In [None]:
!pip install transformers datasets evaluate accelerate scikit-learn matplotlib seaborn
!pip install torch --upgrade

In [None]:
import torch
from huggingface_hub import login

# Otentikasi ke Hugging Face Hub untuk push to hub
TOKEN = "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"
login(token=TOKEN)

# memeriksa ketersediaan CUDA untuk akselerasi komputasi matriks (Tensor Operations) karena jiika menggunakan CPU, proses fine-tuning akan berjalan lebih lambat.
device = "cuda" if torch.cuda.is_available() else "cpu"
print(f"Hardware Akselerator: {device}")
MODEL_CKPT = "distilbert-base-uncased"

# Hyperparameter Training
BATCH_SIZE = 16
EPOCHS = 3
#    Learning Rate 2e-5 (0.00002) adalah standar emas untuk fine-tuning Transformer
LEARNING_RATE = 2e-5
MAX_LENGTH = 128

# Sampling
SAMPLE_SIZE = 5000
SEED = 42

In [None]:
from datasets import load_dataset

print("\n--- Memuat Dataset GLUE Benchmark (Subset MNLI) ---")
# MNLI (Multi-Genre Natural Language Inference) adalah dataset standar untuk menguji kemampuan logika model.
dataset = load_dataset("glue", "mnli")

id2label = {0: "Entailment", 1: "Neutral", 2: "Contradiction"}
label2id = {"Entailment": 0, "Neutral": 1, "Contradiction": 2}
NUM_LABELS = 3

print(f"Skema Label: {id2label}")
print(f"\nMelakukan Sub-sampling data ({SAMPLE_SIZE} sampel)...")

# Shuffle dengan SEED tetap untuk menjamin Reproducibility
train_dataset = dataset["train"].shuffle(seed=SEED).select(range(SAMPLE_SIZE))
eval_dataset = dataset["validation_matched"].shuffle(seed=SEED).select(range(1000))

print("Dataset siap.
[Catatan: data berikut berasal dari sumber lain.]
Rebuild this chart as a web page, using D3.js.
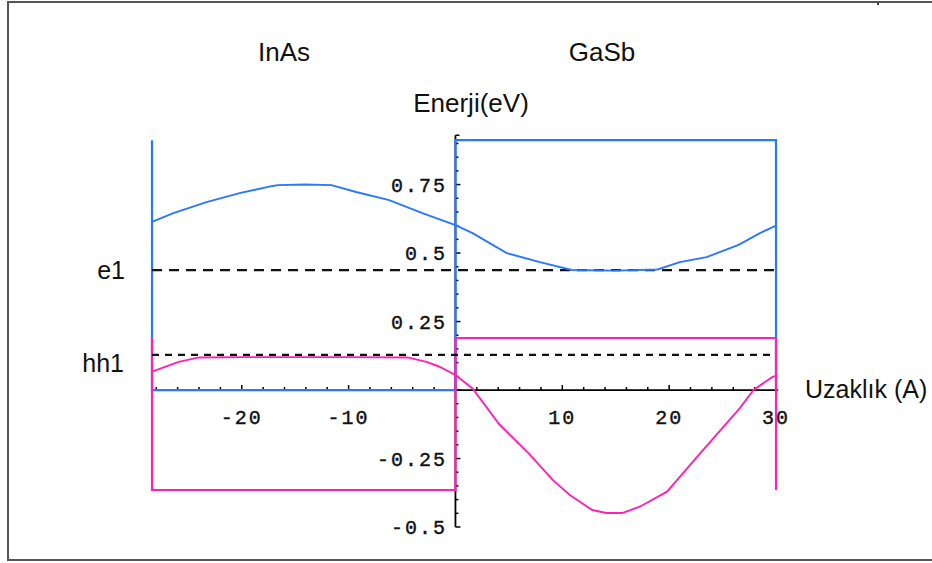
<!DOCTYPE html>
<html><head><meta charset="utf-8">
<script src="https://cdn.jsdelivr.net/npm/d3@7"></script>
<style>body{margin:0;background:#fff}svg{display:block}</style>
</head><body>
<script>
// ---- data ----
const xDomain = [-28.4, 30];
const yDomain = [-0.5, 0.92];
const xTickLabels = [-20, -10, 10, 20, 30];
const yTickLabels = [-0.5, -0.25, 0.25, 0.5, 0.75];
// band edges (conduction: blue, valence: pink)
const conductionBand = [[-28.4, 0.912], [-28.4, 0], [0, 0], [0, 0.912], [30, 0.912], [30, 0]];
const valenceBand = [[-28.4, 0.19], [-28.4, -0.365], [0, -0.365], [0, 0.19], [30, 0.19], [30, -0.365]];
const e1Level = 0.438;
const hh1Level = 0.128;
// electron wavefunction (offset at e1)
const electronX = [-28.4, -26.4, -23.3, -20.2, -17.1, -16.6, -14, -11.6, -9.3, -6.2, -3.1, 0, 1.6, 4.8, 7.9, 10.9, 15, 18.9, 21, 23.5, 26.5, 28.5, 30];
const electronE = [0.614, 0.646, 0.686, 0.719, 0.745, 0.748, 0.75, 0.748, 0.723, 0.693, 0.646, 0.602, 0.573, 0.5, 0.467, 0.438, 0.436, 0.44, 0.467, 0.485, 0.53, 0.573, 0.6];
// heavy-hole wavefunction (offset at hh1)
const holeX = [-28.4, -25.9, -24, -20, -10, -4.5, -2.7, -1.5, 0, 1.6, 4.1, 6.9, 9.1, 10.7, 12.8, 14.1, 15.6, 17.25, 19.8, 22.9, 26.6, 27.9, 29.7, 30];
const holeE = [0.067, 0.103, 0.119, 0.12, 0.12, 0.119, 0.103, 0.085, 0.055, 0.006, -0.125, -0.233, -0.328, -0.383, -0.438, -0.449, -0.449, -0.426, -0.371, -0.231, -0.067, 0, 0.049, 0.05];
const regionLabels = ["InAs", "GaSb"];

// ---- drawing ----
const W = 932, H = 563;
const blue = "#2a78ff", pink = "#ff22b0";
const svg = d3.select("body").append("svg").attr("width", W).attr("height", H);

// frame
svg.append("line").attr("x1", 8).attr("x2", 8).attr("y1", 2).attr("y2", 561).attr("stroke", "#555").attr("stroke-width", 2);
svg.append("line").attr("x1", 7).attr("x2", 932).attr("y1", 2).attr("y2", 2).attr("stroke", "#555").attr("stroke-width", 2);
svg.append("line").attr("x1", 7).attr("x2", 932).attr("y1", 560).attr("y2", 560).attr("stroke", "#555").attr("stroke-width", 2);
svg.append("rect").attr("x", 877).attr("y", 2).attr("width", 2).attr("height", 3).attr("fill", "#444");

const x = d3.scaleLinear().domain(xDomain).range([152, 776]);
const y = d3.scaleLinear().domain(yDomain).range([527, 138]);

// axes lines
const x0 = x(0), y0 = y(0);
svg.append("line").attr("x1", x(xDomain[0])).attr("x2", x(30.2)).attr("y1", y0).attr("y2", y0).attr("stroke", "#000").attr("stroke-width", 1.8);
svg.append("line").attr("x1", x0).attr("x2", x0).attr("y1", y(0.93)).attr("y2", y(-0.5)).attr("stroke", "#000").attr("stroke-width", 1.8);

// x ticks (up), minor every 2
const xt = d3.range(-28, 31, 2);
svg.append("g").selectAll("line").data(xt).join("line")
  .attr("x1", d => x(d)).attr("x2", d => x(d))
  .attr("y1", y0).attr("y2", d => y0 - (d % 10 === 0 ? 5 : 3))
  .attr("stroke", "#000").attr("stroke-width", 1.5);
// y ticks (right), minor every 0.05
const yt = d3.range(-10, 19).map(i => +(i * 0.05).toFixed(2));
svg.append("g").selectAll("line").data(yt).join("line")
  .attr("y1", d => y(d)).attr("y2", d => y(d))
  .attr("x1", x0).attr("x2", d => x0 + (Math.abs(d / 0.25 - Math.round(d / 0.25)) < 1e-6 ? 5 : 3))
  .attr("stroke", "#000").attr("stroke-width", 1.5);
svg.append("line").attr("x1", x0).attr("x2", x0 + 4).attr("y1", y(0.93)).attr("y2", y(0.93)).attr("stroke", "#000").attr("stroke-width", 1.5);

// tick labels
const mono = "'Liberation Mono', 'DejaVu Sans Mono', monospace";
const fmt = v => String(v);
svg.append("g").selectAll("text").data(xTickLabels).join("text")
  .attr("x", d => x(d)).attr("y", 424).attr("text-anchor", "middle")
  .attr("font-family", mono).attr("font-size", 20).attr("letter-spacing", 2)
  .attr("stroke", "#111").attr("stroke-width", 0.4)
  .attr("fill", "#111").text(d => d);
svg.append("g").selectAll("text").data(yTickLabels).join("text")
  .attr("x", 447).attr("y", d => y(d) + 7).attr("text-anchor", "end")
  .attr("font-family", mono).attr("font-size", 20).attr("letter-spacing", 2)
  .attr("stroke", "#111").attr("stroke-width", 0.4)
  .attr("fill", "#111").text(d => fmt(d));

// band edges
const line = d3.line().x(d => x(d[0])).y(d => y(d[1]));
svg.append("path").attr("d", line(conductionBand)).attr("fill", "none").attr("stroke", blue).attr("stroke-width", 2.2);
svg.append("path").attr("d", line(valenceBand)).attr("fill", "none").attr("stroke", pink).attr("stroke-width", 2.2);

// levels
svg.append("line").attr("x1", x(xDomain[0])).attr("x2", x(30)).attr("y1", y(e1Level)).attr("y2", y(e1Level))
  .attr("stroke", "#111").attr("stroke-width", 2.2).attr("stroke-dasharray", "10,7");
svg.append("line").attr("x1", x(xDomain[0])).attr("x2", x(30)).attr("y1", y(hh1Level)).attr("y2", y(hh1Level))
  .attr("stroke", "#111").attr("stroke-width", 2.2).attr("stroke-dasharray", "7,6");

// wavefunctions
const lineXY = d3.line().x(d => x(d[0])).y(d => y(d[1]));
svg.append("path").attr("d", lineXY(electronX.map((v, i) => [v, electronE[i]])))
  .attr("fill", "none").attr("stroke", blue).attr("stroke-width", 1.9);
svg.append("path").attr("d", lineXY(holeX.map((v, i) => [v, holeE[i]])))
  .attr("fill", "none").attr("stroke", pink).attr("stroke-width", 1.9);

// texts
const sans = "'Liberation Sans', Arial, sans-serif";
svg.append("text").attr("x", 284).attr("y", 61).attr("text-anchor", "middle").attr("font-family", sans).attr("font-size", 26).attr("fill", "#111").text(regionLabels[0]);
svg.append("text").attr("x", 602).attr("y", 61).attr("text-anchor", "middle").attr("font-family", sans).attr("font-size", 26).attr("fill", "#111").text(regionLabels[1]);
svg.append("text").attr("x", 471).attr("y", 112).attr("text-anchor", "middle").attr("font-family", sans).attr("font-size", 26).attr("fill", "#111").text("Enerji(eV)");
svg.append("text").attr("x", 805).attr("y", 398).attr("font-family", sans).attr("font-size", 25).attr("fill", "#111").text("Uzaklık (A)");
svg.append("text").attr("x", 125).attr("y", 279).attr("text-anchor", "end").attr("font-family", sans).attr("font-size", 25).attr("fill", "#111").text("e1");
svg.append("text").attr("x", 124).attr("y", 372).attr("text-anchor", "end").attr("font-family", sans).attr("font-size", 25).attr("fill", "#111").text("hh1");
</script>
</body></html>
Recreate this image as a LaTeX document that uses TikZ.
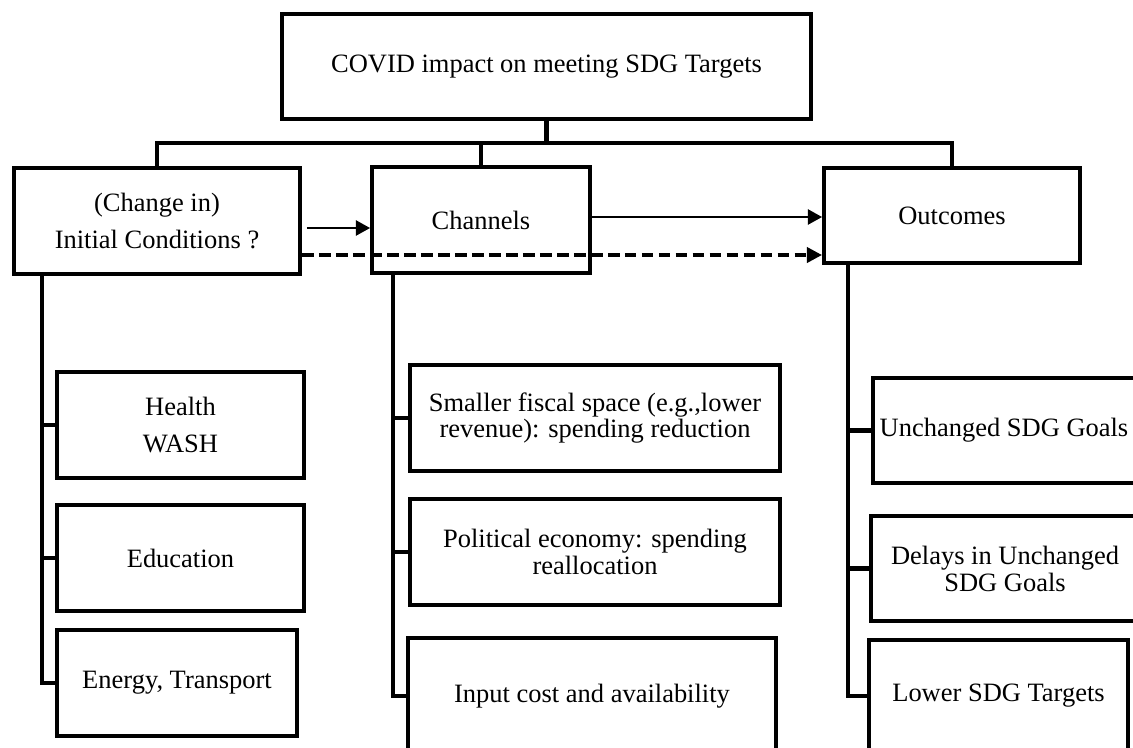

Contoh data mentah:", train_dataset[0])

In [None]:
from transformers import AutoTokenizer, DataCollatorWithPadding

print("\n--- Tokenisasi Input ---")
tokenizer = AutoTokenizer.from_pretrained(MODEL_CKPT)

def preprocess_nli(examples):
    # NLI memerlukan DUA input: Premise dan Hypothesis.
    # Tokenizer BERT/DistilBERT secara otomatis akan menyusun input menjadi: [CLS] Premise [SEP] Hypothesis [SEP] Token [SEP] sebagai separator agar tahu batas antar kalimat
    return tokenizer(
        examples["premise"],
        examples["hypothesis"],
        truncation=True,       # Memotong kalimat jika total token > 128
        max_length=MAX_LENGTH
    )

# Mengaplikasikan fungsi preprocessing secara parallel
tokenized_train = train_dataset.map(preprocess_nli, batched=True)
tokenized_eval = eval_dataset.map(preprocess_nli, batched=True)

# Membersihkan kolom teks mentah yang tidak dibutuhkan
cols_to_remove = ["premise", "hypothesis", "idx"]
tokenized_train = tokenized_train.remove_columns(cols_to_remove)
tokenized_eval = tokenized_eval.remove_columns(cols_to_remove)

# Rename kolom target agar sesuai ekspektasi Loss Function (CrossEntropyLoss) HuggingFace
tokenized_train = tokenized_train.rename_column("label", "labels")
tokenized_eval = tokenized_eval.rename_column("label", "labels")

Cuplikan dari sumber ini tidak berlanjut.